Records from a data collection
· · · ·

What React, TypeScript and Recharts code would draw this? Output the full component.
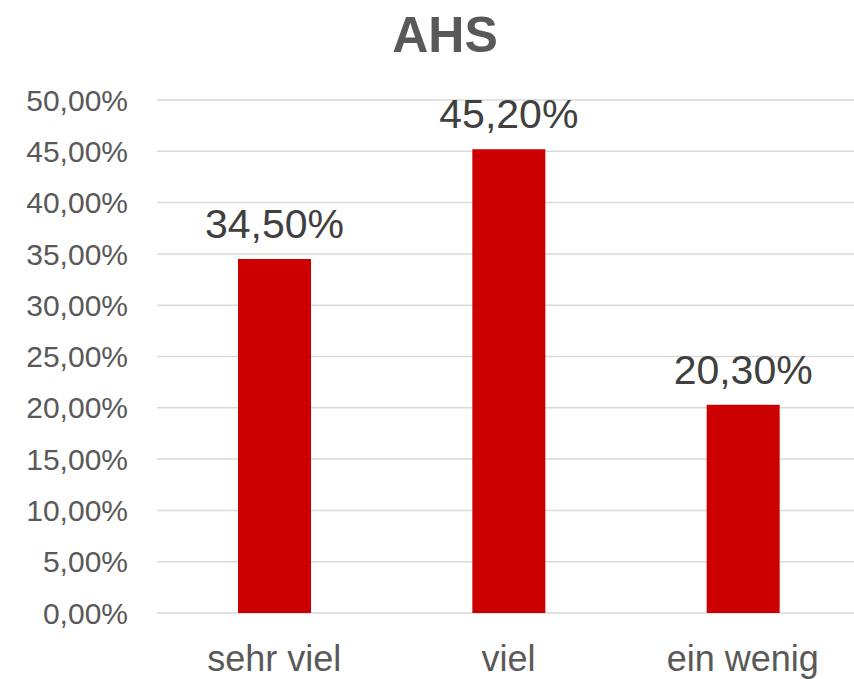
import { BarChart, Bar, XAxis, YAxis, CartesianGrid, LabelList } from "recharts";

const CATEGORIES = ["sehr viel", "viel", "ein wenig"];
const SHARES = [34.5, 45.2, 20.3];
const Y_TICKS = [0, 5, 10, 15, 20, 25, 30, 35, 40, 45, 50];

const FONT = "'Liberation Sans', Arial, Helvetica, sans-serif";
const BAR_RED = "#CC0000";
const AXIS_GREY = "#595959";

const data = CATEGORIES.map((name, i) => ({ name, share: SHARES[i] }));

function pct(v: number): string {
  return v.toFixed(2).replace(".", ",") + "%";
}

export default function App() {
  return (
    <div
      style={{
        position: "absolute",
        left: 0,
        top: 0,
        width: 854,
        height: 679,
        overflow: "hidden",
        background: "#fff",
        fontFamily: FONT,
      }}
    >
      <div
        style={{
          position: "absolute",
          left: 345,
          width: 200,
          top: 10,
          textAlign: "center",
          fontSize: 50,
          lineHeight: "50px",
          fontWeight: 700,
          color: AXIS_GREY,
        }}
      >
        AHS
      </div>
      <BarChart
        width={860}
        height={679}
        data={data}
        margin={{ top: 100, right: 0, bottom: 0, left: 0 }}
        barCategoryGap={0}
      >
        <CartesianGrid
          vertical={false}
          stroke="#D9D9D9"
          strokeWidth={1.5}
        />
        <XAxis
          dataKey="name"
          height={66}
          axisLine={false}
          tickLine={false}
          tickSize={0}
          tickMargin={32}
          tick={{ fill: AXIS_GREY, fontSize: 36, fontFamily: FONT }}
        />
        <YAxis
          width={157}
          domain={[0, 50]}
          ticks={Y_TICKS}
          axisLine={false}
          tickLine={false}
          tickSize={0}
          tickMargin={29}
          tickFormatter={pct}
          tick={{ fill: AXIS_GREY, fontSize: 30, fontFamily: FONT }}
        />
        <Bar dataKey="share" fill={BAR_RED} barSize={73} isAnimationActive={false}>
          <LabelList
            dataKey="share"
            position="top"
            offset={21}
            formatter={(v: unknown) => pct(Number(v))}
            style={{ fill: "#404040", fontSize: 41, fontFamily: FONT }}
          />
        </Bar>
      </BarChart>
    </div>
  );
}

· · · ·

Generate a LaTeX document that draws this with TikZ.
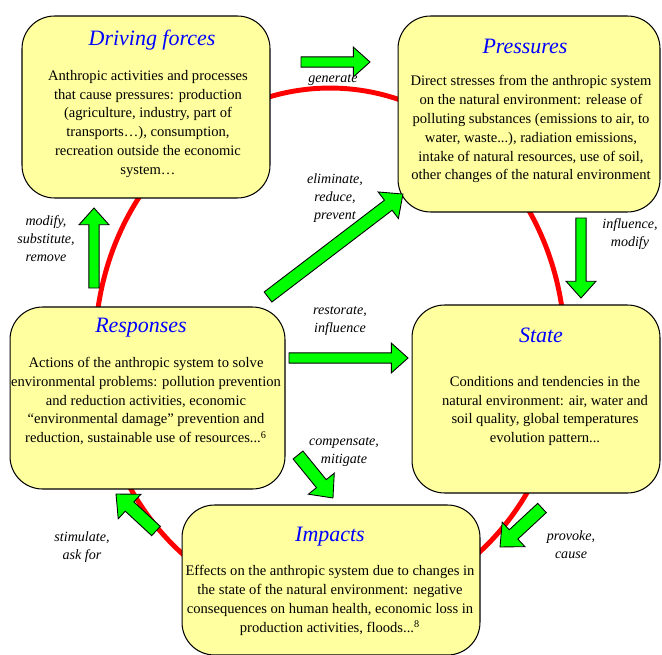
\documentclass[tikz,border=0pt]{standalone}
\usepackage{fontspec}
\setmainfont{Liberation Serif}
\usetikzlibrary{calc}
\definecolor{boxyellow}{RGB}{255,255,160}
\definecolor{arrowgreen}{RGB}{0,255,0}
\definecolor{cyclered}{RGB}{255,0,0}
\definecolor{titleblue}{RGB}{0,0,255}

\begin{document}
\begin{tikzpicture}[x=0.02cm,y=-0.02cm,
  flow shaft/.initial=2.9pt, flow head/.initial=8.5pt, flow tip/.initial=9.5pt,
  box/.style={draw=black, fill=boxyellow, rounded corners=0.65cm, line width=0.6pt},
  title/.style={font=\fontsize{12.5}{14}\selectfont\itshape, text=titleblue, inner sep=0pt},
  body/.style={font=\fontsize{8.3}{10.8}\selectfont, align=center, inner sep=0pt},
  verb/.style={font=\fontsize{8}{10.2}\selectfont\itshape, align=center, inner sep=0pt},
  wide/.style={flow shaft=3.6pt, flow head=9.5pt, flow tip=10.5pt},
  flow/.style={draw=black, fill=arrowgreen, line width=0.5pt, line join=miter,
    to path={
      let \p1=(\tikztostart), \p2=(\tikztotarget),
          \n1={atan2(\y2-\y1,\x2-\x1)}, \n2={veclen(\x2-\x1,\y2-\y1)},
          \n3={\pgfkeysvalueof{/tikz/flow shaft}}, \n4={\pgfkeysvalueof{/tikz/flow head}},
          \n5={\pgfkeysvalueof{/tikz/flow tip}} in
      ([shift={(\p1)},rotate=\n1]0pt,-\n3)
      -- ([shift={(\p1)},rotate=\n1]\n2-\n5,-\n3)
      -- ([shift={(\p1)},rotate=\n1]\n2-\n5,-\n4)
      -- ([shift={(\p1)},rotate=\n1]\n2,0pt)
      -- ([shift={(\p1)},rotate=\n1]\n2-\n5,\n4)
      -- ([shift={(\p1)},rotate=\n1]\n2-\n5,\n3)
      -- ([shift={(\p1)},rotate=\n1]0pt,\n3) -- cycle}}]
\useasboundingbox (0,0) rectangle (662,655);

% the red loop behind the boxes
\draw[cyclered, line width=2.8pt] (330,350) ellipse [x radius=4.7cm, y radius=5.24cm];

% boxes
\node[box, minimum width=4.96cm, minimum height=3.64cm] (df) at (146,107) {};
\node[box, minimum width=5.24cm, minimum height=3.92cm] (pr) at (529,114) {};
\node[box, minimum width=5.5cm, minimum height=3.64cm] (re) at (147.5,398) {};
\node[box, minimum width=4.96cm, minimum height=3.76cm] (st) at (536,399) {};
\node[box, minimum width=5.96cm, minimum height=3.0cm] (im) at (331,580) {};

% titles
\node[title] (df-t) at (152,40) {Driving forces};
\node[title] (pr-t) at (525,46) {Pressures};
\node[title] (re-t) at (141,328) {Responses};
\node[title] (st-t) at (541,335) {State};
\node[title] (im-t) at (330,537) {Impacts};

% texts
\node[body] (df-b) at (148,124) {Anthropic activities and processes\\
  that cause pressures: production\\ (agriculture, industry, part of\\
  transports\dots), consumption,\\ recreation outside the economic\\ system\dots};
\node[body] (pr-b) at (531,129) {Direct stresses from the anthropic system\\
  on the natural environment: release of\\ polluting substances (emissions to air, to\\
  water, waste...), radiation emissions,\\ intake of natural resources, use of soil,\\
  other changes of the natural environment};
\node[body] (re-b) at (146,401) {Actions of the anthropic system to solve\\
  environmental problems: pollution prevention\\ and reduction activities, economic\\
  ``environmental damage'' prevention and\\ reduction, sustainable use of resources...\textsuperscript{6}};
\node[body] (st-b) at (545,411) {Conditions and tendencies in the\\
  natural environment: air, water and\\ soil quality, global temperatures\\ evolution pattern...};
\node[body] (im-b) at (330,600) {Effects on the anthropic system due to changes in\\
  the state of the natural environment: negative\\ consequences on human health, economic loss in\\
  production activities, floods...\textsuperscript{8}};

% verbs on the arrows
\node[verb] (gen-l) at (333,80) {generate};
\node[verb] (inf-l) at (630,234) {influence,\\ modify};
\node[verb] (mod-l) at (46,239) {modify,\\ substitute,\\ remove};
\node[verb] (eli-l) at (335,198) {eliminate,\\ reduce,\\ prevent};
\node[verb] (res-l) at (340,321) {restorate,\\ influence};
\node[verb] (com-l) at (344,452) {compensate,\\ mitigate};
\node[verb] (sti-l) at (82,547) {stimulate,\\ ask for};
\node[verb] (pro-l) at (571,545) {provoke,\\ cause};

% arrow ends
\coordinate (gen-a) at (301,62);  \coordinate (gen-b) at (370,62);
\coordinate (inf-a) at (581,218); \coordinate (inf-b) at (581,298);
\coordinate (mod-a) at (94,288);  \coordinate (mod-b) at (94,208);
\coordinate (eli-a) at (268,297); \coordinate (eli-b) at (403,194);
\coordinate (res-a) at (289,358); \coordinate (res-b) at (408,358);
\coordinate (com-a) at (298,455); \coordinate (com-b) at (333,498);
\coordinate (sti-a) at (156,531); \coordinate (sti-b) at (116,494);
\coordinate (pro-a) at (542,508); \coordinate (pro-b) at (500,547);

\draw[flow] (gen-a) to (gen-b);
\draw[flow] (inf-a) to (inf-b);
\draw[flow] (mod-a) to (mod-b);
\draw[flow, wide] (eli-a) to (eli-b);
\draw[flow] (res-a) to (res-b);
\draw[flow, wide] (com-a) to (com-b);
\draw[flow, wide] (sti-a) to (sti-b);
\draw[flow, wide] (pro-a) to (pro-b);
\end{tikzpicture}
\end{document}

· · · ·

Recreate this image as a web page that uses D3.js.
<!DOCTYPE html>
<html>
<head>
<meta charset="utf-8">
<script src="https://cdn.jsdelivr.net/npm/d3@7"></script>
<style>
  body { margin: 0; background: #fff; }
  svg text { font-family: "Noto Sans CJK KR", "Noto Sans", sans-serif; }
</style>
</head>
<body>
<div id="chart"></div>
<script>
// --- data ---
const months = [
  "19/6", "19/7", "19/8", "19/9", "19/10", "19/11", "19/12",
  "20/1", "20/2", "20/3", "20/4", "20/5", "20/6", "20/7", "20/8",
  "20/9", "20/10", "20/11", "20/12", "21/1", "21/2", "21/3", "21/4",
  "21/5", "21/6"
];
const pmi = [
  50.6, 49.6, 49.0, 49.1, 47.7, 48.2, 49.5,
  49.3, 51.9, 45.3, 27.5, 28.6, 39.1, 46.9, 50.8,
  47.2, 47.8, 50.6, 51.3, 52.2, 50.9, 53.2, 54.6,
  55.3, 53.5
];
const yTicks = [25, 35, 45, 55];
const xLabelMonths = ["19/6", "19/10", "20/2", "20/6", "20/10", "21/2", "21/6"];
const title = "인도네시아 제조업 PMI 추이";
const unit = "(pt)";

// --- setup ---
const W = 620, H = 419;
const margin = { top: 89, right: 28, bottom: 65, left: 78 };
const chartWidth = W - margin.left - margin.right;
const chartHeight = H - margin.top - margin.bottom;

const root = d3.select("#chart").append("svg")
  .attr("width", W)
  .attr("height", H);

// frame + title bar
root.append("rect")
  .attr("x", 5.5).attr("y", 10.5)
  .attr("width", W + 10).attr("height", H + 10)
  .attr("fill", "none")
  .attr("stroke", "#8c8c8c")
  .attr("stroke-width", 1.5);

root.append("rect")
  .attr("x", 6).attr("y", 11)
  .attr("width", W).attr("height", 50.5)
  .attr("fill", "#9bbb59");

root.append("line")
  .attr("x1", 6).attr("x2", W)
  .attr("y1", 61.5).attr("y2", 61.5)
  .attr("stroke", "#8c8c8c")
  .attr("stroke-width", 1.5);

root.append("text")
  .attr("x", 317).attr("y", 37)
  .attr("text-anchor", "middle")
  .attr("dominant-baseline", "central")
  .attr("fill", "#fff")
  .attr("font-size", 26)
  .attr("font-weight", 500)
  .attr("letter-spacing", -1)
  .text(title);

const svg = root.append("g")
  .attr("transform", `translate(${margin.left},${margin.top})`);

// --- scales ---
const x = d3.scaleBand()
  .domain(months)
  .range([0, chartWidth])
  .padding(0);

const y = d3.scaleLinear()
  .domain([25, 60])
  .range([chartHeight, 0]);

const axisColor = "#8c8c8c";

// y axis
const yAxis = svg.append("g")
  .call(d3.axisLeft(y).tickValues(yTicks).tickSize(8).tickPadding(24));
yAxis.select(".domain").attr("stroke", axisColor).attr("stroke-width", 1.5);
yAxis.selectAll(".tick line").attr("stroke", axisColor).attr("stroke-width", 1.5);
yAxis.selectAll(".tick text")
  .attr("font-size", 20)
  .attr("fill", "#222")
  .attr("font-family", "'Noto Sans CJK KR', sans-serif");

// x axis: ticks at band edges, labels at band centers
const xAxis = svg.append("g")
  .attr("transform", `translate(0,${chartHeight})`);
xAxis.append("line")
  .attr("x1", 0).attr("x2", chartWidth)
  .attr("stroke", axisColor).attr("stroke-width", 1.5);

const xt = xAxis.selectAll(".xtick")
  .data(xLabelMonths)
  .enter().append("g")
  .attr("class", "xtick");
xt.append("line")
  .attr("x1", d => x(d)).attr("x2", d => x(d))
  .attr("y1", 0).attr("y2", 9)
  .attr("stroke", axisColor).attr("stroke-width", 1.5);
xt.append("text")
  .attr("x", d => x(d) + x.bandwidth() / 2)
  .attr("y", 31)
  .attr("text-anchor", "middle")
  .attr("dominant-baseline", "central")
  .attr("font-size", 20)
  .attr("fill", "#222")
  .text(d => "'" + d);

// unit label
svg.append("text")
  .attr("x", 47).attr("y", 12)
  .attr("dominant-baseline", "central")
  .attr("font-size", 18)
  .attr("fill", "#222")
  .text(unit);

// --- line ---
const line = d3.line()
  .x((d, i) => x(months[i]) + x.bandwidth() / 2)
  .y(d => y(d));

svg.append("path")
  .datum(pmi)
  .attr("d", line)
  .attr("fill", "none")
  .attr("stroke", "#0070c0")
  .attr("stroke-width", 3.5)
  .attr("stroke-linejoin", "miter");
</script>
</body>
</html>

· · · ·

State, as a number only, how many lines in the entries include "this".

3